ANCHE IL RICORSO a depuratori dell’aria deve essere soppesato. «Quelli basati sull’emissione dell’ozono possono essere pericolosi, perché si tratta di un gas irritante per chi lo respira».

Più sicuri i filtri «Hepa» (sigla di High Efficiency Particulate Air») o a raggi ultravioletti. Ma questi dispositivi richiedono «una valutazione attenta delle dimensioni del dispositivo in funzione dell’ambiente, una manutenzione frequente che nelle scuole non è sempre garantita. Il rumore continuo può penalizzare la didattica» secondo Ancona.

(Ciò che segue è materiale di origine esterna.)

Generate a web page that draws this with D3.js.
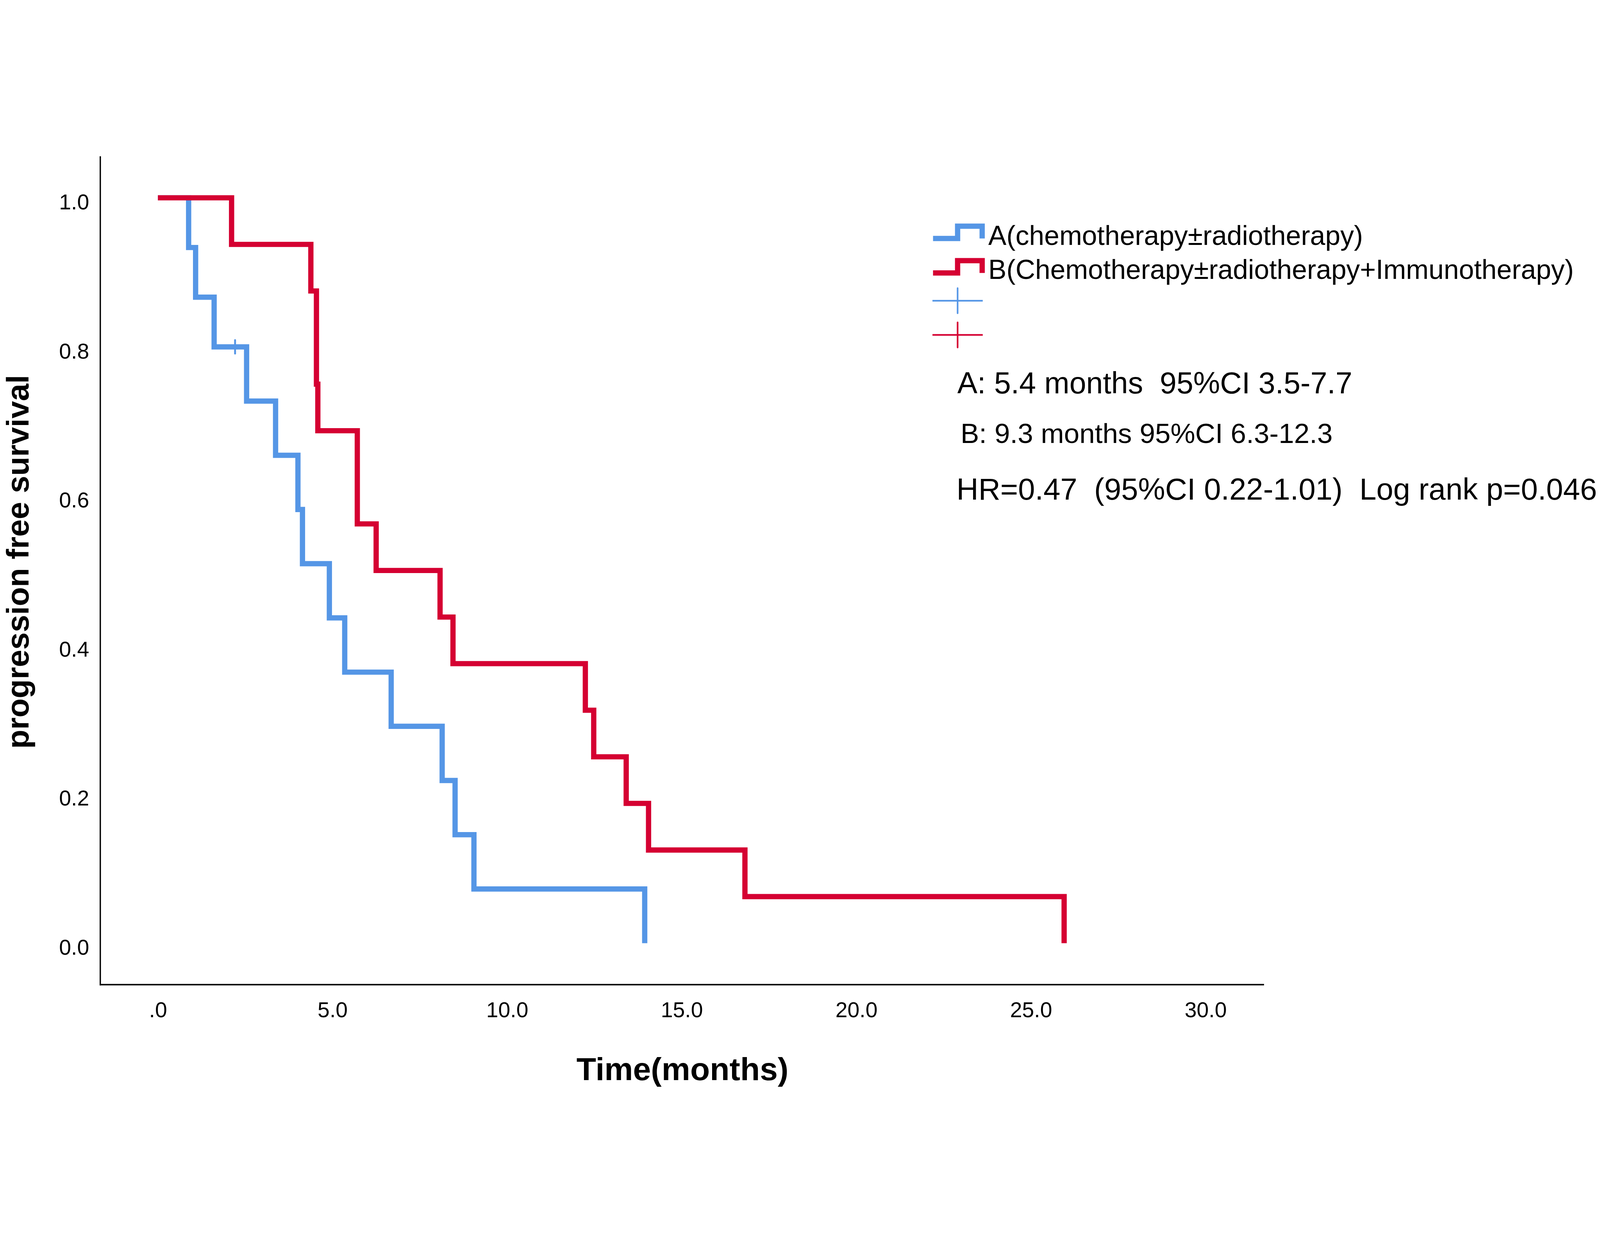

«Sono dispositivi il cui prezzo varia moltissimo, e anche l’efficacia potrebbe avere livelli molto diversi a seconda della scelta». Prima di sprecare denaro pubblico, sarebbe meglio confrontare il numero di classi in quarantena in scuole ventilate e in scuole non ventilate per valutare l’impatto delle strategie migliori, al netto dei tanti fattori confondenti. «Infine – sottolinea Ancona – c’è la questione delle disuguaglianze: l’adozione di sistemi costosi rischia di allargare le disparità tra scuole di serie A e B, soprattutto se il governo non stanzierà fondi a sufficienza». In alcune scuole del Regno Unito i genitori hanno proposto di acquistare i dispositivi per le classi dei propri figli, ma non tutte le famiglie possono permetterselo.
Anche questo effetto collaterale dovrà essere messo in conto.